Does the p2p case actually need ->fault() and ->free()? I'd rather we
start with dev_private_pagemap and if p2p needs a subset of the same
fields we can think about a rename or shuffling things around.

>
> [...]
>
>> > +#if IS_ENABLED(CONFIG_DEVICE_UNADDRESSABLE)
>> > +static inline swp_entry_t make_device_entry(struct page *page, bool write)
>> > +{
>> > +       return swp_entry(write ? SWP_DEVICE_WRITE : SWP_DEVICE_READ,
>> > +                        page_to_pfn(page));
>> > +}
>> > +
>> > +static inline bool is_device_entry(swp_entry_t entry)
>> > +{
>> > +       int type = swp_type(entry);
>> > +       return type == SWP_DEVICE_READ || type == SWP_DEVICE_WRITE;
>> > +}
>> > +
>> > +static inline void make_device_entry_read(swp_entry_t *entry)
>> > +{
>> > +       *entry = swp_entry(SWP_DEVICE_READ, swp_offset(*entry));
>> > +}
>> > +
>> > +static inline bool is_write_device_entry(swp_entry_t entry)
>> > +{
>> > +       return unlikely(swp_type(entry) == SWP_DEVICE_WRITE);
>> > +}
>> > +
>> > +static inline struct page *device_entry_to_page(swp_entry_t entry)
>> > +{
>> > +       return pfn_to_page(swp_offset(entry));
>> > +}
>> > +
>> > +int device_entry_fault(struct vm_area_struct *vma,
>> > +                      unsigned long addr,
>> > +                      swp_entry_t entry,
>> > +                      unsigned int flags,
>> > +                      pmd_t *pmdp);
>>
>>
>> The use of the "device" term is ambiguous. Since these changes are
>> specific to the MEMORY_DEVICE_PRIVATE can we reflect "private" in the
>> name?
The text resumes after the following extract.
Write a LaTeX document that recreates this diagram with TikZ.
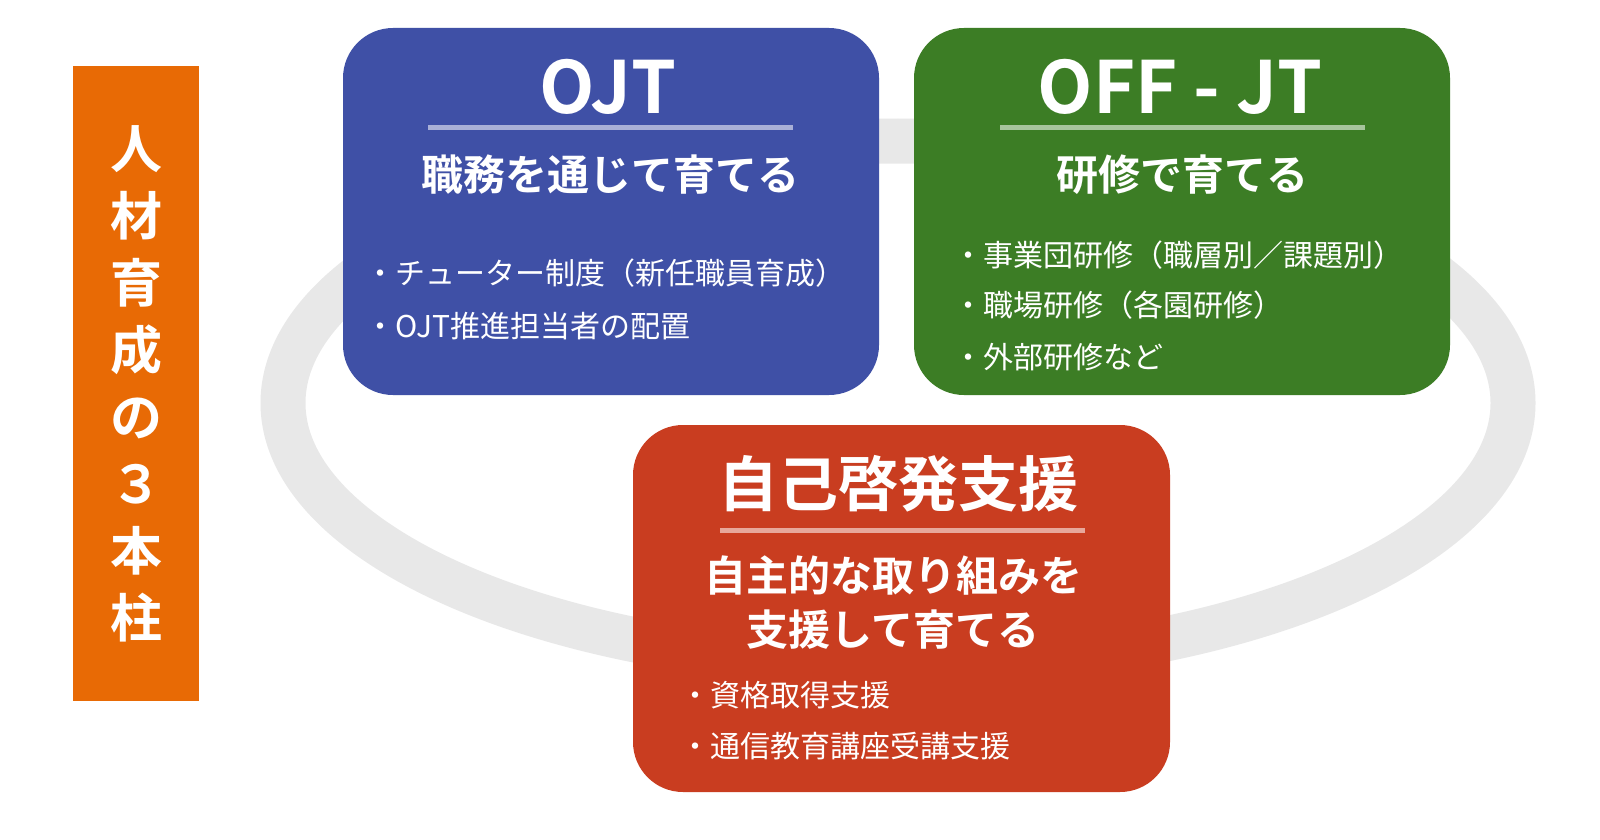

Change "device" to "devpriv" or "device_private"?
>
> Yes we can.
>
> [...]
>
>> > @@ -194,12 +196,47 @@ void put_zone_device_page(struct page *page)
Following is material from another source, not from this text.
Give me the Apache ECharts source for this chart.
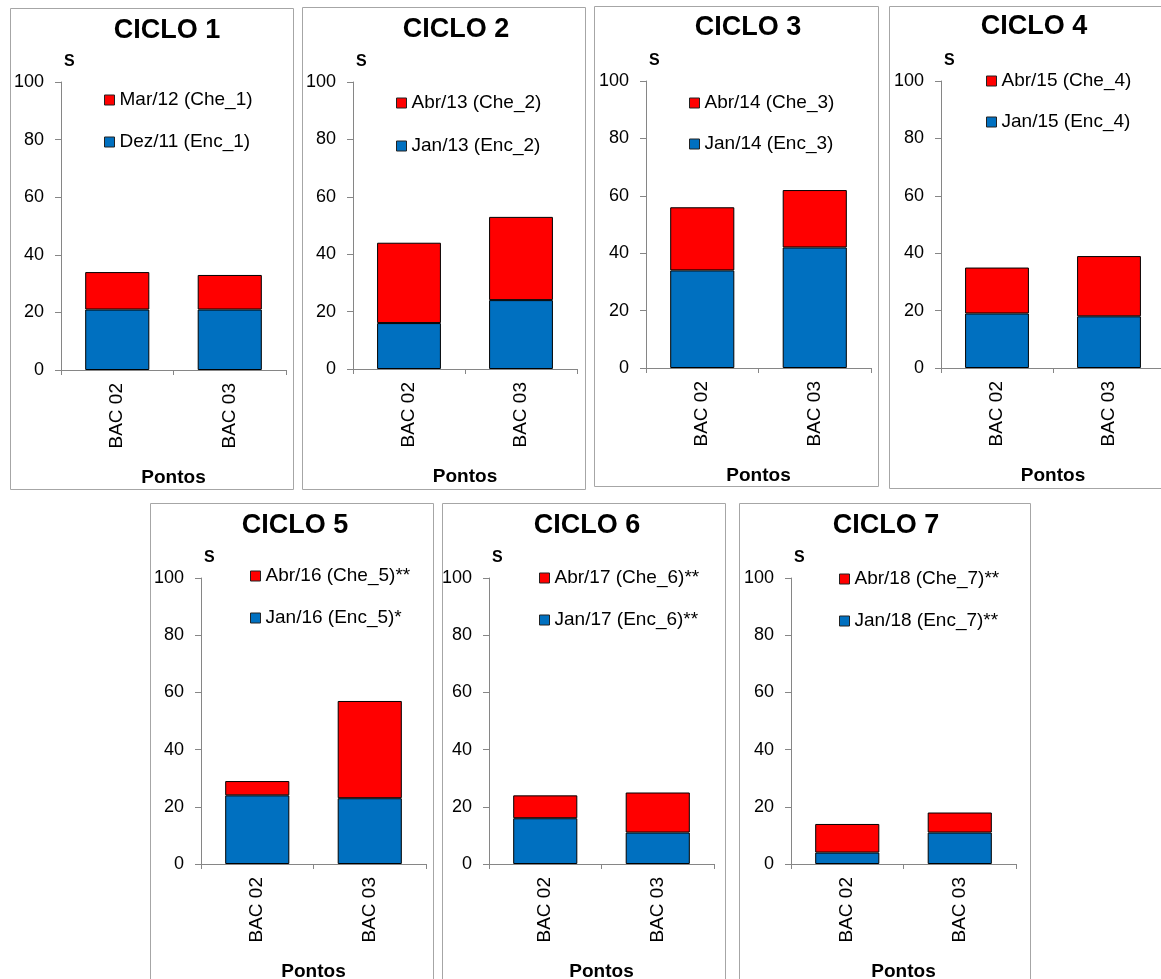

>> >          * ZONE_DEVICE page refcount should never reach 0 and never be freed
>> >          * to kernel memory allocator.
>> >          */
>> > -       page_ref_dec(page);
>> > +       int count = page_ref_dec_return(page);
>> > +
>> > +       /*
>> > +        * If refcount is 1 then page is freed and refcount is stable as nobody
>> > +        * holds a reference on the page.
>> > +        */
>> > +       if (page->pgmap->page_free && count == 1)
>> > +               page->pgmap->page_free(page, page->pgmap->data);
>>
>>
>> Reading this it isn't clear whether we are dealing with the public or
>> private case. I think this should be:
>>
>> if (count == 1)
>>         zone_device_page_free(page);
>>
>> ...where zone_device_page_free() is a helper that is explicit about
>> the expectations of which ZONE_DEVICE types need to take action on a
>> 'free' event.
>>
>> static void zone_device_page_free(struct page *page)
>> {
>>         struct dev_private_pagemap *priv_pgmap;
>>
>>         if (page->pgmap->type == MEMORY_DEVICE_PUBLIC)
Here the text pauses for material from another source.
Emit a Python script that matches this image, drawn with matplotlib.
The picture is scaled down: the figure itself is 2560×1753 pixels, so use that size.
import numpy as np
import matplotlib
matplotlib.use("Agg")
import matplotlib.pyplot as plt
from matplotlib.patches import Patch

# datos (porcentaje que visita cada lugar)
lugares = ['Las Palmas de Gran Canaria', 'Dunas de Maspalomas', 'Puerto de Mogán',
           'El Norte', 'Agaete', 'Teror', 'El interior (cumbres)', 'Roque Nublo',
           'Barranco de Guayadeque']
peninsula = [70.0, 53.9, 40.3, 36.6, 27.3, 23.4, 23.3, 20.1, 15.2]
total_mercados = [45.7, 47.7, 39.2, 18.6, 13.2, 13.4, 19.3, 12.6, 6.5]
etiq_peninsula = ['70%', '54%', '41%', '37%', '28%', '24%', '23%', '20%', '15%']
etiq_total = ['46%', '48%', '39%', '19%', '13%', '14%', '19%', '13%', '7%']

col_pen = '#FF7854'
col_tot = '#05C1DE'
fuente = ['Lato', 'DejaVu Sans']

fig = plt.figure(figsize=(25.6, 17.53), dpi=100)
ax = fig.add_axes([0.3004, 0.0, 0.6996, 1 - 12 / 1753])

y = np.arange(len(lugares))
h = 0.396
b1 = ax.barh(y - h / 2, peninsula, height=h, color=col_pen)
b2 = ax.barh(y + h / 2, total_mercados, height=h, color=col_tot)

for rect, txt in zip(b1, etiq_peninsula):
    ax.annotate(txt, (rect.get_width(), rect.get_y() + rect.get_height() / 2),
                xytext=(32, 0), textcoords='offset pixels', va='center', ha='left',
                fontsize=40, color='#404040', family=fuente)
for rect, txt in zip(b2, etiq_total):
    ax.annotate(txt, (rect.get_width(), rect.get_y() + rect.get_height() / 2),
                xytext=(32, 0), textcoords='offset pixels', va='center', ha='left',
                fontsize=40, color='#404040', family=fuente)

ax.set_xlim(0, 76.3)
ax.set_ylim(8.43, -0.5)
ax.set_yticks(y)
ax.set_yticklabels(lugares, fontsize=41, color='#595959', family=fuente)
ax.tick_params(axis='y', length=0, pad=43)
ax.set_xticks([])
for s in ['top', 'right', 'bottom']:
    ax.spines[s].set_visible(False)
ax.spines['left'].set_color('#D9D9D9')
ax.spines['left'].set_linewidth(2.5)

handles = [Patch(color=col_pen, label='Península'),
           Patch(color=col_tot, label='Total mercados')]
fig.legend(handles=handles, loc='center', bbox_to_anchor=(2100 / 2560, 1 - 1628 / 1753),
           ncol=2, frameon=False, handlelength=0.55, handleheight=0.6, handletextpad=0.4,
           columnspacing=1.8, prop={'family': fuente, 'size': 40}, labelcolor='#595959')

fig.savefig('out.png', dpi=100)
>>                 return;
>>
>>         priv_pgmap = container_of(page->pgmap, typeof(*priv_pgmap), pgmap);
>>         priv_pgmap->page_free(page);
>> }
>
> Ok.
>
>> > @@ -332,6 +369,10 @@ void *devm_memremap_pages(struct device *dev, struct resource *res,
>> >         }
>> >         pgmap->ref = ref;
>> >         pgmap->res = &page_map->res;
>> > +       pgmap->type = MEMORY_DEVICE_PERSISTENT;
>> > +       pgmap->page_fault = NULL;
>> > +       pgmap->page_free = NULL;
>> > +       pgmap->data = NULL;
>>
>>
>> This goes away if we convert to passing in the dev_pagemap, and I
>> think that is a useful cleanup.
>
> Yes but i rather do it as a patchset on top as i am sure p2p folks
> will want to give input and i don't want to delay until we can agree
> on exact fields we want/need.

Ok.

>
> [...]
>
>> > diff --git a/mm/mprotect.c b/mm/mprotect.c
>> > index 8edd0d5..dadb020 100644
>> > --- a/mm/mprotect.c
>> > +++ b/mm/mprotect.c
>> > @@ -126,6 +126,20 @@ static unsigned long change_pte_range(struct vm_area_struct *vma, pmd_t *pmd,
>> >
>> >                                 pages++;
>> >                         }
>> > +
>> > +                       if (is_write_device_entry(entry)) {
>> > +                               pte_t newpte;
>> > +
>> > +                               /*
>> > +                                * We do not preserve soft-dirtiness. See
>> > +                                * copy_one_pte() for explanation.
>> > +                                */
>> > +                               make_device_entry_read(&entry);
>> > +                               newpte = swp_entry_to_pte(entry);
>> > +                               set_pte_at(mm, addr, pte, newpte);
>> > +
>> > +                               pages++;
>> > +                       }
>> >                 }
>> >         } while (pte++, addr += PAGE_SIZE, addr != end);
>> >         arch_leave_lazy_mmu_mode();
>>
>> I think this is a good example of how the usage of the generic
>> "device" term makes the new "private" code paths harder to spot /
>> discern from the current "public" requirements.
>
> I will change to devpriv
>
> Thank for reviewing.

Thanks for working through this late breaking feedback.